The aim of this paper is to assess current DSML metamodel designs and to derive ideas on how to improve metamodel design in the future. The contribution of this paper is aligned to two research questions (RQ): RQ-1: How are domain-specific metamodels structured?, and RQ-2: Are there differences between ADOxx-based and Eclipse-based metamodels?. The analysis reported in this paper used 40 openly available DSML metamodels of the Open Models Laboratory (OMiLAB) [8] that have been realized with the ADOxx metamodeling platform [15]. For the analysis we introduce a framework that adopts a set of metamodeling metrics [12, 35]. The adoption of the metrics respects the idiosyncrasy of both, conceptual modeling generally and the ADOxx platform in particular. “Similarly to software, metrics can be used to obtain objective, transparent, and reproducible measurements on metamodels too” [12, p. 55]. Our work adds to the knowledge base by focusing on metrics rather than a qualitative evaluation of metamodels, and by focusing on ADOxx-based DSML metamodels.

This paper is structured as follows: Sect. 2 defines the foundations of this work by introducing domain-specific conceptual modeling, the Open Models Laboratory, as well as ADOxx and Eclipse as metamodel development platforms.
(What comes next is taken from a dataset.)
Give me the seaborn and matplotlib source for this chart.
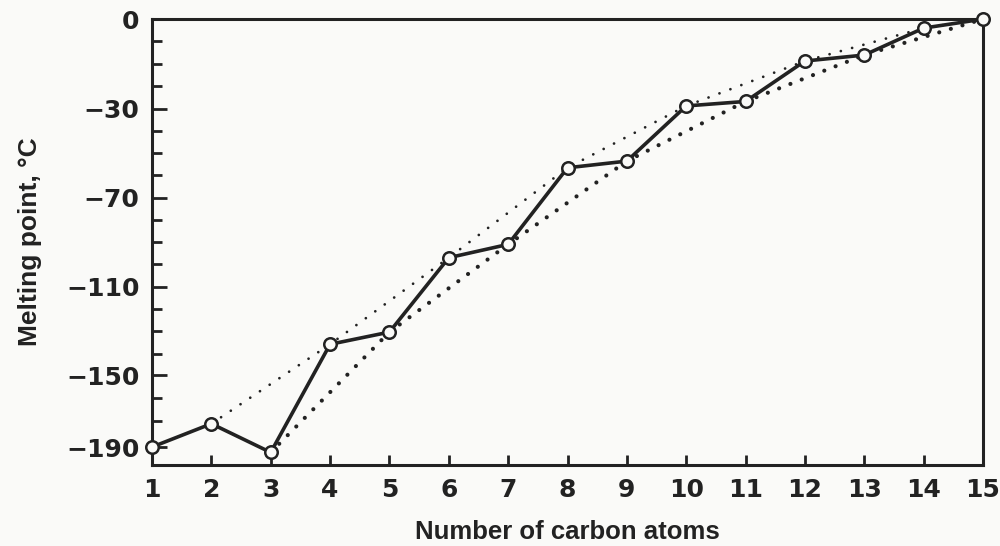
import numpy as np
import pandas as pd
import matplotlib
matplotlib.use("Agg")
import matplotlib.pyplot as plt
import seaborn as sns

sns.set_theme(style="ticks")
plt.rcParams["font.family"] = ["DejaVu Sans"]

# values
carbons = list(range(1, 16))
melting = [-190, -177, -193, -136, -130.5, -97, -91, -56.5, -53.5,
           -29, -27.5, -14, -12, -3, 0]
y_ticks = [0, -30, -70, -110, -150, -190]

df = pd.DataFrame({"n": carbons, "mp": melting})
even = df[(df["n"] % 2 == 0) | (df["n"] == 15)]
odd = df[(df["n"] % 2 == 1) & (df["n"] >= 3)]

# the printed axis is not evenly scaled: tick spacing in pixels on the original
tick_px = [0, -89, -177, -265, -353, -424]
vals = [-400] + y_ticks[::-1] + [200]
pos = [-424 - 210 * 71 / 40] + tick_px[::-1] + [200 * 89 / 30]


def fwd(v):
    return np.interp(v, vals, pos)


def inv(p):
    return np.interp(p, pos, vals)


bg = "#fafaf8"
ink = "#222222"
fig, ax = plt.subplots(figsize=(10, 5.46), dpi=100)
fig.patch.set_facecolor(bg)
ax.set_facecolor(bg)
fig.subplots_adjust(left=0.152, right=0.983, top=0.965, bottom=0.148)
ax.set_yscale("function", functions=(fwd, inv))

# two dotted trend lines (even / odd chains)
for sub, lw, gap in [(even, 2.0, 4.2), (odd, 3.0, 2.9)]:
    sns.lineplot(data=sub, x="n", y="mp", ax=ax, color=ink, lw=lw,
                 sort=False, errorbar=None)
    ln = ax.lines[-1]
    ln.set_dashes((0.01, gap))
    ln.set_dash_capstyle("round")

sns.lineplot(data=df, x="n", y="mp", ax=ax, color=ink, lw=2.6,
             marker="o", markersize=9, markerfacecolor=bg,
             markeredgecolor=ink, markeredgewidth=1.8, sort=False,
             errorbar=None, clip_on=False, zorder=5)

ax.set_xlim(1, 15)
ax.set_ylim(inv(-442), 0)
ax.set_xticks(carbons)
ax.set_xticklabels([str(c) for c in carbons])
ax.set_yticks(y_ticks)
ax.set_yticklabels(["0" if t == 0 else "\u2212" + str(-t) for t in y_ticks])
steps = np.arange(1, 19)
steps = steps[steps % 4 != 0]
ax.set_yticks(inv(-22.1 * steps), minor=True)

for s in ax.spines.values():
    s.set_visible(True)
    s.set_linewidth(2.2)
    s.set_color(ink)

ax.tick_params(axis="both", direction="in", colors=ink, width=2,
               labelsize=18, pad=9)
ax.tick_params(axis="y", which="major", length=11)
ax.tick_params(axis="y", which="minor", length=7, width=2,
               direction="in", color=ink)
ax.tick_params(axis="x", which="major", length=7, top=False)
ax.tick_params(axis="x", which="minor", bottom=False)
for lab in ax.get_xticklabels() + ax.get_yticklabels():
    lab.set_fontweight("bold")

ax.set_xlabel("Number of carbon atoms", fontsize=18.5, fontweight="bold",
              family="Liberation Sans", color=ink)
ax.set_ylabel("Melting point, \u00b0C", fontsize=19, fontweight="bold",
              family="Liberation Sans", color=ink)
ax.xaxis.set_label_coords(0.5, -0.122)
ax.yaxis.set_label_coords(-0.132, 0.5)

fig.savefig("out.png", dpi=100, facecolor=bg)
An overview of related works is presented in Sect. 3 before Sect. 4 proposes the generic analysis framework. The results of applying this framework to 40 DSMLs are discussed in Sect. 5. Eventually, the paper closes with some concluding remarks and implications for research and practice in Sect. 6.

2 Foundations

2.1 Conceptual Modeling Methods

Conceptual modeling methods facilitate the reduction of complexity by applying abstraction for a specific purpose. Such methods are composed of modeling language, modeling procedure, and mechanisms & algorithms [28]. A vital part of a modeling method is the modeling language which can be further decomposed into syntax, i.e, the available syntactic elements, notation, and semantics, specifying the graphical representation and the meaning of the syntactic elements, respectively. The modeling procedure describes the steps to be applied by the modeler in order to create valid models. Mechanisms & algorithms define the model processing functionality provided by the modeling method, e.g., simulation, model transformation.
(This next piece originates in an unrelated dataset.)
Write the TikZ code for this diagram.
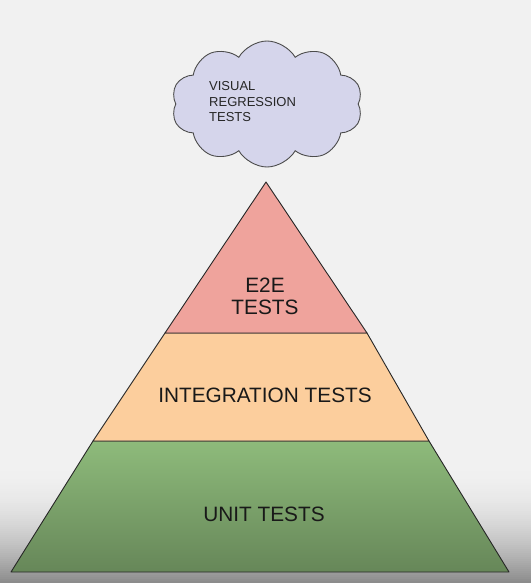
\documentclass[tikz,border=0pt]{standalone}
\usepackage{fontspec}
\setmainfont{Liberation Sans}
\usetikzlibrary{shapes.symbols}
\definecolor{fond}{HTML}{F1F1F1}
\definecolor{lavande}{HTML}{D5D5EB}
\definecolor{rouge}{HTML}{EFA39C}
\definecolor{peche}{HTML}{FCCE9D}
\definecolor{vert}{HTML}{8EBB7B}

\begin{document}
\begin{tikzpicture}[x=1pt, y=-1pt]
\tikzset{etage/.style={draw=black!85, line width=0.9pt, line join=round}}
\tikzset{texte/.style={font=\fontsize{20.8}{22}\selectfont, align=center, text=black!90, inner sep=0pt}}
\useasboundingbox (0,0) rectangle (531,583);
\fill[fond] (0,0) rectangle (531,583);
% ombre du bas, par bandes
\foreach \i in {0,...,59} {
  \pgfmathsetmacro{\teinte}{100-42*(\i/59)^2}
  \fill[fond!\teinte!black] (0,463+2*\i) rectangle (531,466+2*\i);
}
\coordinate (S) at (266,182);
\coordinate (B1) at (165,333);
\coordinate (B2) at (367,333);
\coordinate (C1) at (93,441);
\coordinate (C2) at (429,441);
\coordinate (D1) at (11,572);
\coordinate (D2) at (509,572);
\shade[top color=vert, bottom color=vert!72!black] (C1) -- (C2) -- (D2) -- (D1) -- cycle;
\draw[etage] (C1) -- (C2) -- (D2) -- (D1) -- cycle;
\filldraw[etage, fill=peche] (B1) -- (B2) -- (C2) -- (C1) -- cycle;
\filldraw[etage, fill=rouge] (S) -- (B2) -- (B1) -- cycle;
\node[texte] (e2e) at (265,296) {E2E\\TESTS};
\node[texte] (integ) at (265,395) {INTEGRATION TESTS};
\node[texte] (unit) at (264,514) {UNIT TESTS};
\node[cloud, cloud puffs=10, cloud puff arc=120, draw=black!70, line width=0.9pt, fill=lavande,
  minimum width=191pt, minimum height=126pt] (nuage) at (267,104) {};
\node[anchor=west, align=left, inner sep=0pt, text=black!85,
  font=\fontsize{13}{15.5}\selectfont] (visuel) at (209,102) {VISUAL\\REGRESSION\\TESTS};
\end{tikzpicture}
\end{document}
Based on the pragmatics and purpose, domain-specific modeling methods can be distinguished from general-purpose ones. The former has the potential to address domain-specificity in all aspects of a modeling method, while the latter aims for comparability, interoperability, and standardization across domains. A further differentiation can be drawn when considering the purpose of modeling methods. In computer science, most modeling methods are designed for model-driven systems engineering using the Eclipse Modeling FrameworkFootnote 1 which rely on Ecore metamodels (see Sect. 2.3). Such models often lack proper visualization and focus instead on the capabilities of model transformation and code generation. By contrast, conceptual modeling methods are used to create abstract representations of some part of the real world for “human users, for purposes of understanding and communication” [38]. In this perception, which is the one we apply in this paper, modeling of software systems and code generation is only one out of many possible purposes for conceptual modeling.

2.2 The Open Models Laboratory (OMiLAB)

OMiLAB, www.omilab.org is an open platform for the conceptualization of modeling methods, combining open source and open communities with the goal of fostering conceptual modeling [8]. Modeling tools realized as a project within the OMiLAB are based on the ADOxx metamodeling platform (see Sect. 2.3). Relevance of the OMiLAB is reflected in the high number of international contributors. 40 different DSMLs have been successfully conceptualized - addressing diverse domains like enterprise modeling [14], enterprise architecture management [4], design thinking [5, 22], and knowledge acquisition [9, 10]. A detailed description with sample conceptualizations is given in [29].

2.3 Metamodeling Platform

Metamodeling platforms are used for the development of modeling tools by raising the abstraction level to a more elaborate level that is adequate for method engineers to realize their modeling tools. The goal is to enable also non-programmers to realize modeling tools. This is achieved by providing a rich set of preconfigured functionality attached to a generic meta-metamodel. The method engineer then only needs to adapt this meta-metamodel to her domain. Moreover, engineers can benefit from existing tool developments and reuse/extend existing implementations.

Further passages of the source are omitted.